Em fevereiro de 2016, na primeira semana de planejamento anual, apontou-se a necessidade de abordar mais uma vez o tema da identidade. Nessa discussão, foi feito o questionamento sobre a própria identidade da escola, bem como da necessidade de saber o que pensavam os alunos e a comunidade a esse respeito. Para tanto, ficou decidido que os alunos e os pais decidiriam sobre a mudança ou não do nome da escola, a partir de um debate promovido durante o primeiro bimestre.
Como foi a repercussão na equipe escolar?
Não houve polêmica, ainda que uma professora e a secretária de escola tenham manifestado pesar, por serem descendentes de portugueses. Contudo, mesmo elas entendiam a necessidade de se discutir essa questão, visto que outrora o bairro tivera uma presença marcante de portugueses e atualmente os imigrantes bolivianos são aqueles que ocupam mais intensamente o território, além de migrantes de outras regiões do Brasil.
Como foi o diálogo com os alunos e com a comunidade?
De maneira geral os alunos também reagiram bem à proposta, apesar de dois ou três dizerem que achavam o atual nome da escola muito bonito. Gostavam da sonoridade. A despeito disso, quando participaram das reuniões de esclarecimentos, eles também tomaram partido da necessidade de mudança. Em relação aos pais a surpresa foi ainda maior, porque muitos deles foram alunos da escola e nós imaginávamos que poderia haver resistência. Prevíamos um nível de saudosismo com o passado. No entanto, nas reuniões realizadas com os pais e na reunião do Conselho de Escola não houve uma única objeção e a mudança de nome obteve unanimidade na votação.
Como foi o processo de votação e os trâmites legais para efetivar a mudança de nome da escola?
Após o consenso de mudança de nome foram definidos os critérios de indicação de candidatos, a forma de campanha eleitoral e o processo de votação. Ficou estabelecido que os alunos, os profissionais da escola e os pais podiam indicar nomes, com a condição de que deveriam defender esses personagens nas reuniões de esclarecimentos. Foram indicados os seguintes nomes: Ariano Suassuna, Carolina Maria de Jesus, Frida Kahlo, Patrícia Galvão (Pagu) e Janete Silva (funcionária da escola). Carolina Maria de Jesus foi eleita com quase 40% dos votos.
A partir de setembro todos votaram em uma única urna grande de acrílico transparente (lacrada). Esta urna foi levada a todas as salas de aula para que os alunos votassem, depois permaneceu por uma semana na secretaria da escola para que os pais e os profissionais da escola votassem.

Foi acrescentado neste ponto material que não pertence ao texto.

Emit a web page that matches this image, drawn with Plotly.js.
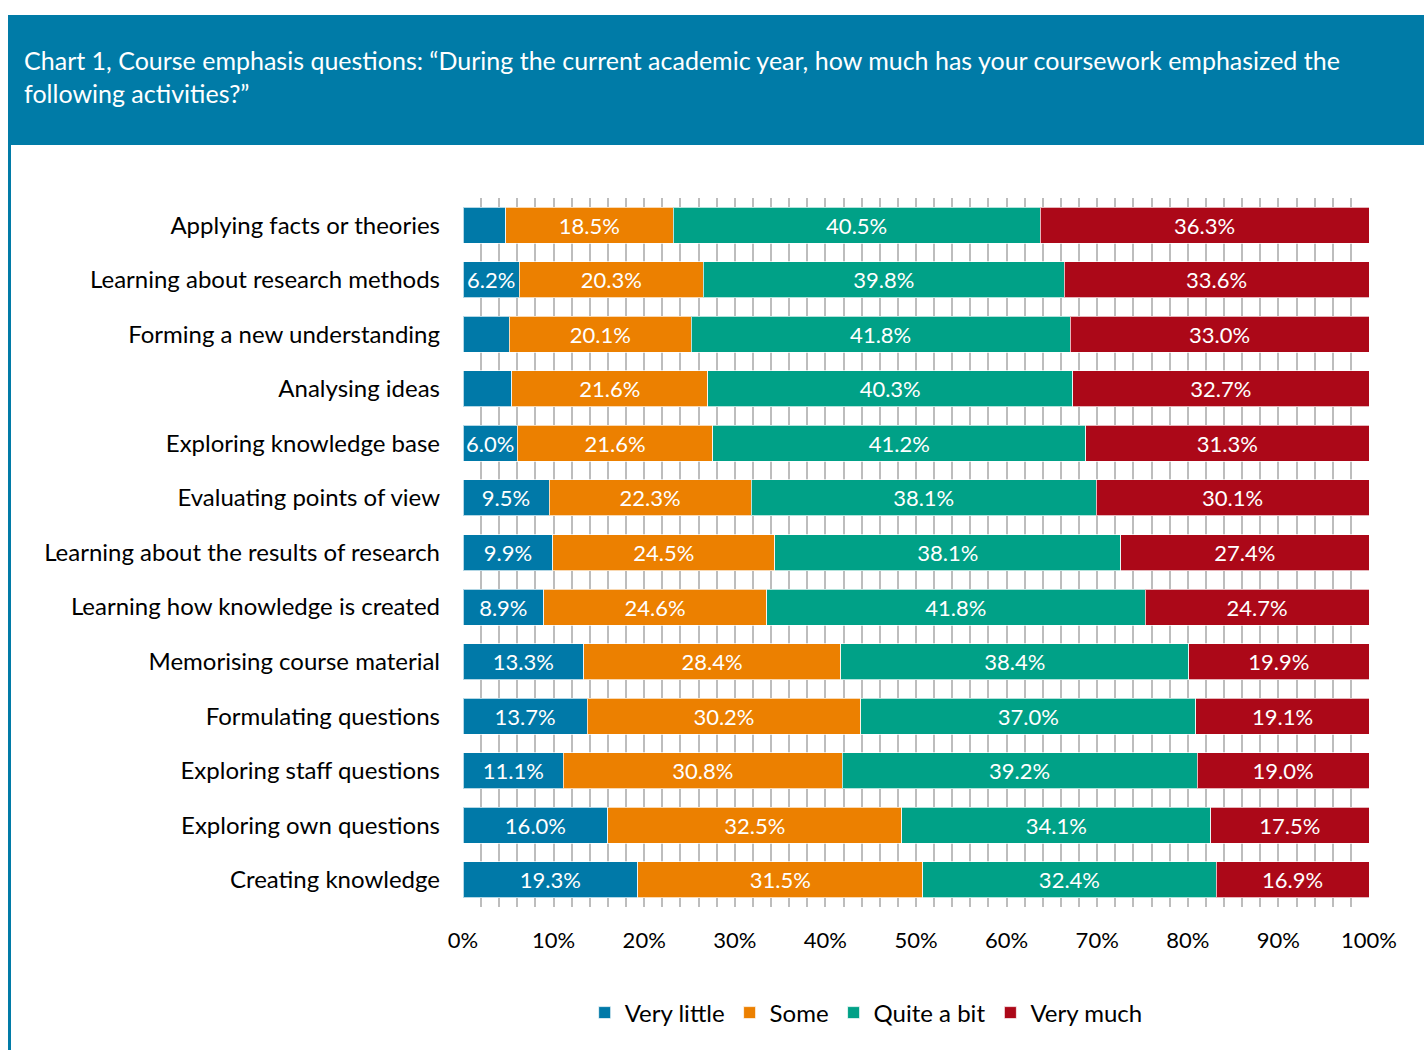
<!DOCTYPE html>
<html>
<head>
<meta charset="utf-8">
<script src="https://cdn.plot.ly/plotly-3.0.1.min.js"></script>
<style>
  body { margin: 0; background: #fff; }
  #chart { width: 1424px; height: 1050px; }
</style>
</head>
<body>
<div id="chart"></div>
<script>
var chart = document.getElementById('chart');

var activities = [
    "Applying facts or theories",
    "Learning about research methods",
    "Forming a new understanding",
    "Analysing ideas",
    "Exploring knowledge base",
    "Evaluating points of view",
    "Learning about the results of research",
    "Learning how knowledge is created",
    "Memorising course material",
    "Formulating questions",
    "Exploring staff questions",
    "Exploring own questions",
    "Creating knowledge"
];

var very_little = [4.7, 6.2, 5.1, 5.4, 6.0, 9.5, 9.9, 8.9, 13.3, 13.7, 11.1, 16.0, 19.3];
var some        = [18.5, 20.3, 20.1, 21.6, 21.6, 22.3, 24.5, 24.6, 28.4, 30.2, 30.8, 32.5, 31.5];
var quite_a_bit = [40.5, 39.8, 41.8, 40.3, 41.2, 38.1, 38.1, 41.8, 38.4, 37.0, 39.2, 34.1, 32.4];
var very_much   = [36.3, 33.6, 33.0, 32.7, 31.3, 30.1, 27.4, 24.7, 19.9, 19.1, 19.0, 17.5, 16.9];

var series_names = ["Very little", "Some", "Quite a bit", "Very much"];
var series_colors = ['#0079a8', '#ec8000', '#00a187', '#ac0818'];

// small slices in the original have no label
function labels(vals) {
    return vals.map(function(v) { return v < 5.5 ? '' : v.toFixed(1) + '%'; });
}

var font = 'Lato, "Open Sans", sans-serif';

var data = [very_little, some, quite_a_bit, very_much].map(function(vals, i) {
    return {
        type: 'bar',
        orientation: 'h',
        y: activities,
        x: vals,
        name: series_names[i],
        text: labels(vals),
        textposition: 'inside',
        insidetextanchor: 'middle',
        textangle: 0,
        textfont: {color: '#ffffff', size: 22, family: font},
        hoverinfo: 'none',
        marker: {
            color: series_colors[i],
            line: {color: 'rgba(255,255,255,0.7)', width: 1}
        }
    };
});

var layout = {
    width: 1424,
    height: 1050,
    margin: {l: 463, r: 55, t: 198, b: 143},
    paper_bgcolor: '#ffffff',
    plot_bgcolor: '#ffffff',
    font: {family: font, size: 22, color: '#000000'},
    title: {
        text: 'Chart 1, Course emphasis questions: \u201cDuring the current academic year, how much has your coursework emphasized the<br>following activities?\u201d',
        font: {family: font, size: 25, color: '#ffffff'},
        xref: 'container', yref: 'container',
        x: 0.0169, xanchor: 'left',
        y: 0.933, yanchor: 'top'
    },
    barmode: 'stack',
    barnorm: 'percent',
    bargap: 0.34,
    xaxis: {
        range: [0, 100],
        dtick: 10,
        ticksuffix: '%',
        showgrid: true,
        gridcolor: '#bdbdbd',
        gridwidth: 2,
        minor: {dtick: 2, showgrid: true, gridcolor: '#bdbdbd', gridwidth: 2},
        zeroline: false,
        showline: false,
        ticks: '',
        ticklabelstandoff: 18,
        tickfont: {size: 22},
        fixedrange: true
    },
    yaxis: {
        autorange: 'reversed',
        showgrid: false,
        showline: false,
        ticks: '',
        ticklabelstandoff: 22,
        tickfont: {size: 24},
        fixedrange: true
    },
    showlegend: true,
    legend: {
        orientation: 'h',
        traceorder: 'normal',
        x: 0.445, xanchor: 'center',
        y: -0.1495, yanchor: 'middle',
        font: {family: font, size: 24},
        itemwidth: 30
    },
    shapes: [
        {   // header band
            type: 'rect', xref: 'paper', yref: 'paper',
            x0: -0.5022, x1: 1.0607, y0: 1.0748, y1: 1.258,
            fillcolor: '#007ba7', line: {width: 0}, layer: 'below'
        },
        {   // left border
            type: 'rect', xref: 'paper', yref: 'paper',
            x0: -0.5022, x1: -0.4989, y0: -0.2017, y1: 1.0748,
            fillcolor: '#007ba7', line: {width: 0}, layer: 'below'
        }
    ]
};

Plotly.newPlot(chart, data, layout, {displayModeBar: false, staticPlot: true});
</script>
</body>
</html>
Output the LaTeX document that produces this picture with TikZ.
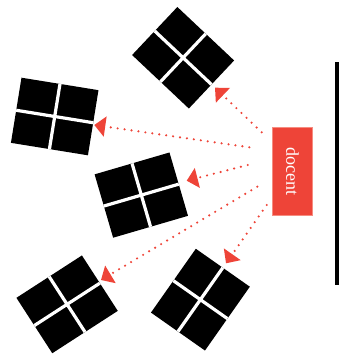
\documentclass[tikz,border=0pt]{standalone}
\usepackage{fontspec}
\setmainfont{Liberation Serif}
\usetikzlibrary{arrows.meta}
\definecolor{docred}{RGB}{238,68,56}
\definecolor{docedge}{RGB}{246,140,128}
\tikzset{
  desk/.style={fill=black, draw=none, minimum width=78pt, minimum height=66pt, inner sep=0pt, outer sep=0pt},
  gap/.style={draw=white, line width=3.2pt},
  look/.style={draw=docred, line width=2.4pt, line cap=round, dash pattern=on 0pt off 7pt,
    -{Triangle[length=11pt,width=20pt,fill=docred,line cap=butt]}},
  docbox/.style={fill=docred, draw=docedge, line width=0.6pt, text=white, rotate=-90,
    minimum width=88pt, minimum height=39.6pt, inner sep=0pt, font=\fontsize{18}{20}\selectfont},
  board/.style={fill=black, draw=none, minimum width=4.5pt, minimum height=223.3pt, inner sep=0pt, outer sep=0pt}
}
\begin{document}
\begin{tikzpicture}[x=1pt,y=1pt]
\useasboundingbox (0,0) rectangle (339,354);
% desks
\node[desk, rotate=-43.3] (d1) at (183.1,296.25) {};
\node[desk, rotate=-9.2]  (d2) at (54.7,237.5) {};
\node[desk, rotate=16.3]  (d3) at (141.3,158.9) {};
\node[desk, rotate=32.9]  (d4) at (67.1,49.65) {};
\node[desk, rotate=54.9]  (d5) at (200.4,54.35) {};
\foreach \d in {d1,d2,d3,d4,d5} {
  \draw[gap] (\d.north) -- (\d.south) (\d.west) -- (\d.east);
}
% docent and board
\node[docbox] (docent) at (292.5,182.3) {docent};
\node[board] (bord) at (337.2,180.65) {};
% sight lines
\coordinate (s1) at (261.7,221.7); \coordinate (t1) at (215,266.3);
\coordinate (s2) at (249.3,206.7); \coordinate (t2) at (94.3,229);
\coordinate (s3) at (247.7,189);   \coordinate (t3) at (186.7,173.3);
\coordinate (s4) at (257.3,167.3); \coordinate (t4) at (101,74);
\coordinate (s5) at (266.7,149);   \coordinate (t5) at (226,90.7);
\foreach \i in {1,...,5} {
  \draw[look] (s\i) -- (t\i);
}
\end{tikzpicture}
\end{document}
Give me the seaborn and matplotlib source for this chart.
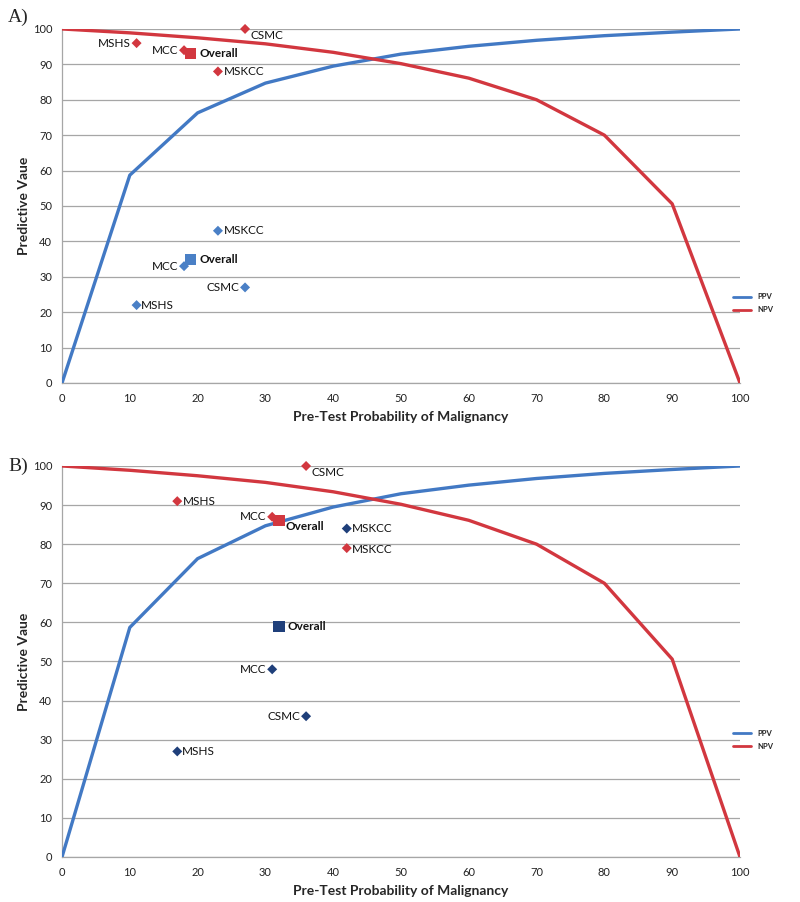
import matplotlib
matplotlib.use("Agg")
import matplotlib.pyplot as plt
import seaborn as sns
import pandas as pd

# ---- data ----
pretest = [0, 10, 20, 30, 40, 50, 60, 70, 80, 90, 100]
ppv_curve = [0, 58.7, 76.3, 84.7, 89.5, 92.9, 95.1, 96.8, 98.1, 99.1, 100]
npv_curve = [100, 98.9, 97.5, 95.8, 93.4, 90.2, 86.1, 80.0, 70.0, 50.6, 0]

sites = ["MSHS", "MCC", "Overall", "MSKCC", "CSMC"]

# Panel A
a_prev = [11, 18, 19, 23, 27]
a_npv = [96, 94, 93, 88, 100]
a_ppv = [22, 33, 35, 43, 27]

# Panel B
b_prev = [17, 31, 32, 42, 36]
b_npv = [91, 87, 86, 79, 100]
b_ppv = [27, 48, 59, 84, 36]

# ---- styling ----
sns.set_style("white")
plt.rcParams["font.family"] = ["Lato", "DejaVu Sans"]

RED = "#d2373f"
BLUE = "#4279c4"
PT_BLUE_A = "#4a80c6"
PT_BLUE_B = "#1f3f7a"

# label placement per site: (dx, dy in points, ha)
pos_a_npv = {"MSHS": (-4, 0, "right"), "MCC": (-4, 0, "right"), "Overall": (6, 0, "left"),
             "MSKCC": (4, 0, "left"), "CSMC": (4, -5, "left")}
pos_a_ppv = {"MSHS": (3, 0, "left"), "MCC": (-4, 0, "right"), "Overall": (6, 0, "left"),
             "MSKCC": (4, 0, "left"), "CSMC": (-4, 0, "right")}
pos_b_npv = {"MSHS": (4, 0, "left"), "MCC": (-4, 0, "right"), "Overall": (5, -4, "left"),
             "MSKCC": (4, -1, "left"), "CSMC": (4, -5, "left")}
pos_b_ppv = {"MSHS": (3, 0, "left"), "MCC": (-4, 0, "right"), "Overall": (6, 0, "left"),
             "MSKCC": (4, 0, "left"), "CSMC": (-4, 0, "right")}

fig = plt.figure(figsize=(8.0, 9.02), dpi=100)
axA = fig.add_axes([0.0775, 0.5754, 0.8475, 0.3925])
axB = fig.add_axes([0.0775, 0.0499, 0.8475, 0.4335])

curves = pd.DataFrame({
    "x": pretest * 2,
    "y": ppv_curve + npv_curve,
    "s": ["PPV"] * len(pretest) + ["NPV"] * len(pretest),
})


def draw_points(ax, prev, vals, color, pos):
    df = pd.DataFrame({"x": prev, "y": vals, "site": sites})
    diam = df[df.site != "Overall"]
    ov = df[df.site == "Overall"]
    sns.scatterplot(data=diam, x="x", y="y", ax=ax, marker="D", s=26,
                    color=color, edgecolor="none", zorder=4, legend=False, clip_on=False)
    sns.scatterplot(data=ov, x="x", y="y", ax=ax, marker="s", s=64,
                    color=color, edgecolor="none", zorder=4, legend=False, clip_on=False)
    for _, r in df.iterrows():
        dx, dy, ha = pos[r.site]
        ax.annotate(r.site, (r.x, r.y), xytext=(dx, dy), textcoords="offset points",
                    ha=ha, va="center", fontsize=8.5,
                    fontweight="bold" if r.site == "Overall" else "normal",
                    color="#111111", zorder=5)


def style_ax(ax, leg_y):
    sns.lineplot(data=curves, x="x", y="y", hue="s", palette={"PPV": BLUE, "NPV": RED},
                 ax=ax, linewidth=2.4, zorder=3, legend=True)
    ax.set_xlim(0, 100)
    ax.set_ylim(0, 100)
    ax.set_xticks(range(0, 101, 10))
    ax.set_yticks(range(0, 101, 10))
    ax.yaxis.grid(True, color="#a6a6a6", linewidth=0.9)
    ax.xaxis.grid(False)
    for s in ["top", "right"]:
        ax.spines[s].set_visible(False)
    for s in ["left", "bottom"]:
        ax.spines[s].set_color("#a6a6a6")
        ax.spines[s].set_linewidth(0.9)
    ax.tick_params(axis="both", length=0, labelsize=8, labelcolor="#222222", pad=7)
    ax.set_xlabel("Pre-Test Probability of Malignancy", fontsize=10, fontweight="bold",
                  labelpad=5)
    ax.set_ylabel("Predictive Vaue", fontsize=10, fontweight="bold", labelpad=2)
    leg = ax.legend(loc="center left", bbox_to_anchor=(0.985, leg_y), frameon=False,
                    fontsize=5.5, handlelength=2.4, borderaxespad=0, labelspacing=0.8)
    for t in leg.get_texts():
        t.set_fontweight("bold")
    for ln in leg.get_lines():
        ln.set_linewidth(2.0)


style_ax(axA, 0.225)
draw_points(axA, a_prev, a_npv, RED, pos_a_npv)
draw_points(axA, a_prev, a_ppv, PT_BLUE_A, pos_a_ppv)

style_ax(axB, 0.30)
draw_points(axB, b_prev, b_npv, RED, pos_b_npv)
draw_points(axB, b_prev, b_ppv, PT_BLUE_B, pos_b_ppv)

fig.text(8 / 800, 1 - 17 / 902, "A)", fontsize=14, family="Liberation Serif", va="center")
fig.text(8 / 800, 1 - 466 / 902, "B)", fontsize=14, family="Liberation Serif", va="center")

fig.savefig("out.png", dpi=100)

No mês de outubro de 2016 o processo foi encerrado em reunião do Conselho de Escola, na qual todos os membros do conselho votaram.
Como determina a legislação, em fevereiro desse ano a escola encaminhou ofício e relatório circunstanciado à Câmara Municipal de São Paulo para a formulação de um Projeto de Lei (257/17), a ser votado em dois turnos na Câmara e seguir para sanção do Prefeito Municipal.
Então agora a escola já tem um novo nome?
A aprovação da mudança de nome da escola em segundo turno na Câmara Municipal ocorreu no dia 04 de outubro, causando grande euforia na escola. Para surpresa geral, no entanto, no dia 02 de novembro foi publicado o veto do Prefeito Municipal, sob a alegação de homonímia, “vez que o nome proposto já foi atribuído” a uma escola de Educação Infantil. Com o veto, o Projeto de Lei retorna à Câmara Municipal, cabendo aos vereadores decidir sobre a matéria.
Nós já iniciamos uma campanha em favor da derrubada do veto, pois a legislação permite a homonímia desde que os equipamentos de educação sejam de níveis diferentes de ensino, como é o caso. Isso ocorre, por exemplo, nas denominações da EMEF Presidente Epitácio Pessoa e da EMEI Epitácio Pessoa, bem como nos casos da EMEI Dona Leopoldina e da EMEF Imperatriz Leopoldina, todas da rede municipal paulistana.
A comunidade que estava em clima de festa ficou apreensiva, mas mobilizada para assegurar o direito de decidir sobre o seu destino, bem como está confiante em relação à derrubada do veto, especialmente pela repercussão negativa que esta notícia gerou no debate educacional da cidade de São Paulo. Muitas escolas, educadores, universidades e ativistas do país inteiro estão expressando apoio à campanha, o que significa dizer que não houve derrota. Ao contrário, este percalço não só uniu ainda mais a escola e a comunidade como transformou um problema local em um debate nacional.
Esta situação revela, sobretudo, que os projetos podem unir a escola e a comunidade para resistirem às adversidades, quando se pensa em extrapolar os limites da ação pedagógica, aproximando o currículo e a história do lugar, com vistas a instituir um certo sentido de educar, capaz de promover reparações históricas como essa. A escola e a comunidade decidiram escolher a narrativa mais apropriada quando se depararam com a chance de romper com a versão oficial da história contada pelos dominadores.
Claudio Marques da Silva Neto é diretor da EMEF Infante Dom Henrique, em São Paulo. Tem experiência em direitos humanos, formação docente, cultura escolar, indisciplina, violência e gênero. É mestre e doutorando em Educação pela Universidade de São Paulo (USP).